Byron Lindberg Johnson (October 12, 1917 – January 6, 2000) was an economist and U.S. Representative from Colorado.

Born in Chicago, Illinois, Johnson graduated from Oconomowoc High School, Oconomowoc, Wisconsin, in 1933. He earned his B.A. at University of Wisconsin–Madison in 1938, and completed his M.A. (1940) and Ph.D. (1947) at University of Wisconsin–Madison as well. He married Catherine (Kay) Teter, of Milwaukee, Wisconsin, in October, 1938.

Johnson was an economist for the Wisconsin State Board of Health from 1938 to 1942. He served as staff member on the U.S. Bureau of Budget from 1942 to 1944, and of the Social Security Administration in Washington, D.C. from 1944 to 1947. He was a professor at the University of Denver from 1947 to 1956.

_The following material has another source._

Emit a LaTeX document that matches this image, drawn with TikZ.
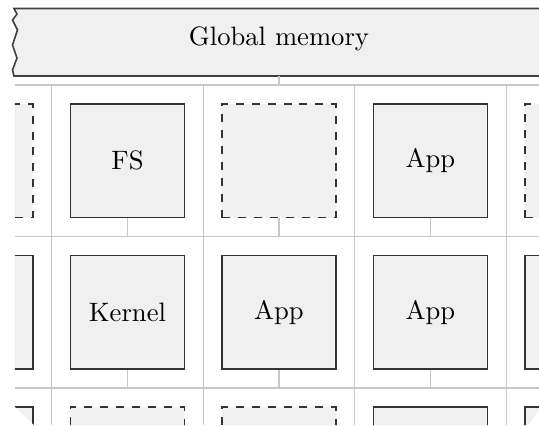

Johnson was a co-founder and organizer of the Mile High Housing Association, a cooperative-housing membership group that acquired land and built 32 homes on South Dahlia Lane, in Arapahoe County just southeast of Denver. The cooperative was launched by faculty members at the University of Denver who at the time lived in temporary postwar housing (mainly butler huts) and wanted something better. Johnson and his family moved into their home in February 1951. South Dahlia Lane's 32 homes were designed by architect Eugene Sternberg, whose South Dahlia Lane home was next door to Johnson's. Sternberg's designs were influenced by Frank Lloyd Wright; Wright's Pope-Leighey House in Virginia has distinctive elements that re-appear in the Sternberg designs for South Dahlia Lane.